_Written instruction_. Reproduce precisely the lines between the start of the data below and the line with "[-1.02, -1.04, -1.06];", both included.

_Data_.

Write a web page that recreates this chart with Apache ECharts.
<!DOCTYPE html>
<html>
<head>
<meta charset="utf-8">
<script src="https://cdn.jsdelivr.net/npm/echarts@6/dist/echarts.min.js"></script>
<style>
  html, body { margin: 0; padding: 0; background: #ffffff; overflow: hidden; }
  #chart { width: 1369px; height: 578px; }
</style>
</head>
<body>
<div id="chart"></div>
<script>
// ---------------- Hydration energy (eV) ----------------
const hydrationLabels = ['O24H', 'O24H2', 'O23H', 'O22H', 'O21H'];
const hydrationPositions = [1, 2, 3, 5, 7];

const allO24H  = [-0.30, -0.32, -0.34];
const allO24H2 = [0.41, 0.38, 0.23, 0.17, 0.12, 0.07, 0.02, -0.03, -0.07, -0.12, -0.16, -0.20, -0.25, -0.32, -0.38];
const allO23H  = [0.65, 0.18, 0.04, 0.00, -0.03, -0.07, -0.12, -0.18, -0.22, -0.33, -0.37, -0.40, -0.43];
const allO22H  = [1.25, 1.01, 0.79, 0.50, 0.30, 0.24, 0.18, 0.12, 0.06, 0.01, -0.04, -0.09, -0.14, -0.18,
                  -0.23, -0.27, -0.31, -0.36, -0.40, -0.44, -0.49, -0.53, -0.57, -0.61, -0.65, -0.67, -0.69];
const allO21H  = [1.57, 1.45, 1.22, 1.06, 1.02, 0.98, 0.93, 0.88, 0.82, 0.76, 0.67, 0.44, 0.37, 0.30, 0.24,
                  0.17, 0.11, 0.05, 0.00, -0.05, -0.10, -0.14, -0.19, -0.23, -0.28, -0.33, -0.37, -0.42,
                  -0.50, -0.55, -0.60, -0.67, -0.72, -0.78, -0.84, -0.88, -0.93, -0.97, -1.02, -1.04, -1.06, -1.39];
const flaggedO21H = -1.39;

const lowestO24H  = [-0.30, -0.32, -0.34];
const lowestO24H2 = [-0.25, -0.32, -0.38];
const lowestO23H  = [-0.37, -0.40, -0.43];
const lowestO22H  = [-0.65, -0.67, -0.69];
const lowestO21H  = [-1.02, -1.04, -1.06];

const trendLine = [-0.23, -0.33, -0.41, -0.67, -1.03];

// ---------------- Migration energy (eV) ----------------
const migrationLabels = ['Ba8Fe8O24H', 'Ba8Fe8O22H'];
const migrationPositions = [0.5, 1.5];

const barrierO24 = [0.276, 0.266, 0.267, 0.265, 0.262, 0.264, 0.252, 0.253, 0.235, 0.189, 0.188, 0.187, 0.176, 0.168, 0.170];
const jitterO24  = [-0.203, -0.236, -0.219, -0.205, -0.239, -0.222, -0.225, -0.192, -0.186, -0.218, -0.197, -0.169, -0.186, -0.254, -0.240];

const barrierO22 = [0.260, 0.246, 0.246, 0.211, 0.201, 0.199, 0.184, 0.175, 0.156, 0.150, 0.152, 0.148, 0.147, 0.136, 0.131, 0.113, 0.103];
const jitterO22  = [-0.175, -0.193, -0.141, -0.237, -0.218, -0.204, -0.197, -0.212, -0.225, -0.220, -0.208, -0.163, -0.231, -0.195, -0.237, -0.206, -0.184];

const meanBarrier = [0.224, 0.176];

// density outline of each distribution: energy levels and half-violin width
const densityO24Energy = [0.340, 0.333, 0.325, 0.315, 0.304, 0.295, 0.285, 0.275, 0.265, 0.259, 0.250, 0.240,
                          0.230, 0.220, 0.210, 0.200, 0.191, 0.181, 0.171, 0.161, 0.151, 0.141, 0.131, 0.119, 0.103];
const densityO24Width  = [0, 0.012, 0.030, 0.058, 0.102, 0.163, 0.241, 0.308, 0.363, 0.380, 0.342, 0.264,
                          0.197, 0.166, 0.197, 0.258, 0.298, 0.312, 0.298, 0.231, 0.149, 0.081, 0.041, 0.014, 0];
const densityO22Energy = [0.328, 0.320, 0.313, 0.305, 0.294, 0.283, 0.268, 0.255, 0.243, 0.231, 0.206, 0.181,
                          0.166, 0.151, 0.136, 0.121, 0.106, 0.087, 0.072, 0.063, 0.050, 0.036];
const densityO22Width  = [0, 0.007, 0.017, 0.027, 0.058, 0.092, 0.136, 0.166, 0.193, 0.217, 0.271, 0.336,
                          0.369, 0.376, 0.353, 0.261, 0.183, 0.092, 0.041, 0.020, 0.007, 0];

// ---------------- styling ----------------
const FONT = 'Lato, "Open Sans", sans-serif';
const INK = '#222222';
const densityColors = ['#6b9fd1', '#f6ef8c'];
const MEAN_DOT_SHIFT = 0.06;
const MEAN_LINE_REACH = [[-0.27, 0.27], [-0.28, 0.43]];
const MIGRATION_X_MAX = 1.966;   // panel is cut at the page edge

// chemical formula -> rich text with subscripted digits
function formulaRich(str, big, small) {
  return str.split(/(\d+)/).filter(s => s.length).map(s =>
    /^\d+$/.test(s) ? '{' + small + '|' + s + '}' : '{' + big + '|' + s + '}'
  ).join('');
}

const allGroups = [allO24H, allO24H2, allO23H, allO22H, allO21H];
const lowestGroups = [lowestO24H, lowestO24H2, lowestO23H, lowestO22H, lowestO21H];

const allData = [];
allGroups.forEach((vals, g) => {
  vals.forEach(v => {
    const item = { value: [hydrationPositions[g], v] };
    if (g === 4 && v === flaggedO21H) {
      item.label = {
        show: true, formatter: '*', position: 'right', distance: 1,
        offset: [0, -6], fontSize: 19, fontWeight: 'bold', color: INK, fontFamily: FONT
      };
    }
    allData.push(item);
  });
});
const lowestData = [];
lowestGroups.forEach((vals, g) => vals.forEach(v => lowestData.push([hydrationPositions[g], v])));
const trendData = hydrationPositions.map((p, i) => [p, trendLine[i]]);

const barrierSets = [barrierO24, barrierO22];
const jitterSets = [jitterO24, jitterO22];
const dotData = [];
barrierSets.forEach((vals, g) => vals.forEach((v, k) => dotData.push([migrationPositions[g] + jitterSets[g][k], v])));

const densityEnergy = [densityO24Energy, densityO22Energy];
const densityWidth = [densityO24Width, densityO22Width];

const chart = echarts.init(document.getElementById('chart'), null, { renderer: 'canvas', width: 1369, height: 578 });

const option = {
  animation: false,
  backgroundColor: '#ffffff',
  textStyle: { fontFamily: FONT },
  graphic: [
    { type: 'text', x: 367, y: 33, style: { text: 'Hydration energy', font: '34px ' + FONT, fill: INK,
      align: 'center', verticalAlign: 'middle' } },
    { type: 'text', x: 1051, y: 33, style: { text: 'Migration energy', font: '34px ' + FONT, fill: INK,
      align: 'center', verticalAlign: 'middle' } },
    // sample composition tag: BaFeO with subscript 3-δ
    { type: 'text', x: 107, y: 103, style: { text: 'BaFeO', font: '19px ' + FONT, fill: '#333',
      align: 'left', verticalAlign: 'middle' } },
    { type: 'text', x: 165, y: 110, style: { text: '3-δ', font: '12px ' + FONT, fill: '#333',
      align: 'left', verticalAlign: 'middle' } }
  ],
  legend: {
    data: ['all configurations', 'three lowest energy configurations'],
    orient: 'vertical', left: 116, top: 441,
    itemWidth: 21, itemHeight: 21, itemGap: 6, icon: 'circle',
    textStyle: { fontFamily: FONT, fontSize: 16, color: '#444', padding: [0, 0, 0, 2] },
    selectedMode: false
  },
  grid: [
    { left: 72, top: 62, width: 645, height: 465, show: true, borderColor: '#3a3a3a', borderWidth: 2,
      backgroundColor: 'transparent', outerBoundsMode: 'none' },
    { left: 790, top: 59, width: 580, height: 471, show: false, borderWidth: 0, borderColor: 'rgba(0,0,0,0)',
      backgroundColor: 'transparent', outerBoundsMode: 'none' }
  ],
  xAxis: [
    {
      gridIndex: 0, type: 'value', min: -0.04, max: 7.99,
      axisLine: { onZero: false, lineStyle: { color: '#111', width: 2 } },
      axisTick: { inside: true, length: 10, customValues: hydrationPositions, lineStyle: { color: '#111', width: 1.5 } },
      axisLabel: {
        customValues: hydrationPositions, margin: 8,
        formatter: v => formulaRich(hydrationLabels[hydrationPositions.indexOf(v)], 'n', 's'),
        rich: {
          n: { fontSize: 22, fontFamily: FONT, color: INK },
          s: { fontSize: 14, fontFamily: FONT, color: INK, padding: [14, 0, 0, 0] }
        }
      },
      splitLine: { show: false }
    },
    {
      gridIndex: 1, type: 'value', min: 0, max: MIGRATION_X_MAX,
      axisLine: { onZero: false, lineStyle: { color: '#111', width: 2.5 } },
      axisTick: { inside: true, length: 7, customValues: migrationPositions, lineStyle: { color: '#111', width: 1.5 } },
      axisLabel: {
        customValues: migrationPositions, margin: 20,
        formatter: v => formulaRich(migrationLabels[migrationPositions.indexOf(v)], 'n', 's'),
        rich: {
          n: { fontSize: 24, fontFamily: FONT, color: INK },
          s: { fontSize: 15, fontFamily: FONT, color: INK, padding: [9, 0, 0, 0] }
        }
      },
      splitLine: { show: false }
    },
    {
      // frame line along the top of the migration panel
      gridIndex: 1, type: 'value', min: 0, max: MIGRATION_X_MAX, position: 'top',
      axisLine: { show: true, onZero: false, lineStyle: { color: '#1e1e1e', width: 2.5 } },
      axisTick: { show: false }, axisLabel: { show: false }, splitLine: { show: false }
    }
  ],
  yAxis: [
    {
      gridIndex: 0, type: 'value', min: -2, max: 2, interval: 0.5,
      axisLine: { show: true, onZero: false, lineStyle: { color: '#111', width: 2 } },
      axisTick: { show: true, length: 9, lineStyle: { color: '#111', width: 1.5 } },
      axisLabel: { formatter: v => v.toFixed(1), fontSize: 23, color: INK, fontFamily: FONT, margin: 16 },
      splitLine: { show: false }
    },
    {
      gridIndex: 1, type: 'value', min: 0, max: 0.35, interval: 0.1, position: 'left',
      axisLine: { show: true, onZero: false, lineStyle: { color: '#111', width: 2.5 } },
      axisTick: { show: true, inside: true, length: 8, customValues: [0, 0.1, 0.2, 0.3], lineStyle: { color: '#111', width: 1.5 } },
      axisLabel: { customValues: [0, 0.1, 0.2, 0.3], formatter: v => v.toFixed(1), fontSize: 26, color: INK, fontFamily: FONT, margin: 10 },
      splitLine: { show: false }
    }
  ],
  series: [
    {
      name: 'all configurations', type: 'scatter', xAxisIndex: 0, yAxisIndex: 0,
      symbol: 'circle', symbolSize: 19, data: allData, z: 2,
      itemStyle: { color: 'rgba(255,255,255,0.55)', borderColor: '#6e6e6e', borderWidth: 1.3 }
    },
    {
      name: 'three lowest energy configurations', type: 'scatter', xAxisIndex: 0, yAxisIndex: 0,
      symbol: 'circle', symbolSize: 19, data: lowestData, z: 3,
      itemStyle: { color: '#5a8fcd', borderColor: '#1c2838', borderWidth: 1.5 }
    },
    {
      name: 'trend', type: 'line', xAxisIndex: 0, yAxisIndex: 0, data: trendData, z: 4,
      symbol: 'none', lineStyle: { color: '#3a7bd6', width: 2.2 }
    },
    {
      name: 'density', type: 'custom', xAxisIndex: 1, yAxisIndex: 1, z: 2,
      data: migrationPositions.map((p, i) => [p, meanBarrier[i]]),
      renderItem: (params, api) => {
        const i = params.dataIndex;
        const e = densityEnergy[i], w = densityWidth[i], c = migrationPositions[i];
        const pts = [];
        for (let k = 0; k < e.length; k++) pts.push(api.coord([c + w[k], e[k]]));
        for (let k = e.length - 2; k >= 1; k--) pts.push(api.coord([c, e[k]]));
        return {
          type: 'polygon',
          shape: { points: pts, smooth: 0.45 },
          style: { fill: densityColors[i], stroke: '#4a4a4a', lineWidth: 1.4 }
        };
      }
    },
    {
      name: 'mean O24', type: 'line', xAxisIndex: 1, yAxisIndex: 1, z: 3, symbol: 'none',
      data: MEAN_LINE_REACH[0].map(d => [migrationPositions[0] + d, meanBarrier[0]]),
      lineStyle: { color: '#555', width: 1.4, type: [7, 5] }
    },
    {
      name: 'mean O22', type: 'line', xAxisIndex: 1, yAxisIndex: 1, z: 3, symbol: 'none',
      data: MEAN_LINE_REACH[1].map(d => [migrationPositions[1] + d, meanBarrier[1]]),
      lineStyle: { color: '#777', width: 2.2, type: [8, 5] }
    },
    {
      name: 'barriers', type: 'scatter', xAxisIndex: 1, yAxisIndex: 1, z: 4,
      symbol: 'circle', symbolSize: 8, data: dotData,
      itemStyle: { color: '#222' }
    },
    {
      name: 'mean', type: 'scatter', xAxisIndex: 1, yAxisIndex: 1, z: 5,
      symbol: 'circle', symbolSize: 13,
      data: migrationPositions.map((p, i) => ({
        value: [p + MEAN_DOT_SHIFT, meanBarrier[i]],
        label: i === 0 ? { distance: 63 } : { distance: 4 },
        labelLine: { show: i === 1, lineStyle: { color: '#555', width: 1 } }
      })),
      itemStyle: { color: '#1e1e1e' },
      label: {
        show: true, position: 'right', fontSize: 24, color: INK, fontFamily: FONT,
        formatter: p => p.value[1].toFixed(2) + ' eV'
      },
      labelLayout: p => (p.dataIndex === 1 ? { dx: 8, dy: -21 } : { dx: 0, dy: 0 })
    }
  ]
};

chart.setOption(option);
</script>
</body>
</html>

_Finished task_.
Write a web page that recreates this chart with Apache ECharts.
<!DOCTYPE html>
<html>
<head>
<meta charset="utf-8">
<script src="https://cdn.jsdelivr.net/npm/echarts@6/dist/echarts.min.js"></script>
<style>
  html, body { margin: 0; padding: 0; background: #ffffff; overflow: hidden; }
  #chart { width: 1369px; height: 578px; }
</style>
</head>
<body>
<div id="chart"></div>
<script>
// ---------------- Hydration energy (eV) ----------------
const hydrationLabels = ['O24H', 'O24H2', 'O23H', 'O22H', 'O21H'];
const hydrationPositions = [1, 2, 3, 5, 7];

const allO24H  = [-0.30, -0.32, -0.34];
const allO24H2 = [0.41, 0.38, 0.23, 0.17, 0.12, 0.07, 0.02, -0.03, -0.07, -0.12, -0.16, -0.20, -0.25, -0.32, -0.38];
const allO23H  = [0.65, 0.18, 0.04, 0.00, -0.03, -0.07, -0.12, -0.18, -0.22, -0.33, -0.37, -0.40, -0.43];
const allO22H  = [1.25, 1.01, 0.79, 0.50, 0.30, 0.24, 0.18, 0.12, 0.06, 0.01, -0.04, -0.09, -0.14, -0.18,
                  -0.23, -0.27, -0.31, -0.36, -0.40, -0.44, -0.49, -0.53, -0.57, -0.61, -0.65, -0.67, -0.69];
const allO21H  = [1.57, 1.45, 1.22, 1.06, 1.02, 0.98, 0.93, 0.88, 0.82, 0.76, 0.67, 0.44, 0.37, 0.30, 0.24,
                  0.17, 0.11, 0.05, 0.00, -0.05, -0.10, -0.14, -0.19, -0.23, -0.28, -0.33, -0.37, -0.42,
                  -0.50, -0.55, -0.60, -0.67, -0.72, -0.78, -0.84, -0.88, -0.93, -0.97, -1.02, -1.04, -1.06, -1.39];
const flaggedO21H = -1.39;

const lowestO24H  = [-0.30, -0.32, -0.34];
const lowestO24H2 = [-0.25, -0.32, -0.38];
const lowestO23H  = [-0.37, -0.40, -0.43];
const lowestO22H  = [-0.65, -0.67, -0.69];
const lowestO21H  = [-1.02, -1.04, -1.06];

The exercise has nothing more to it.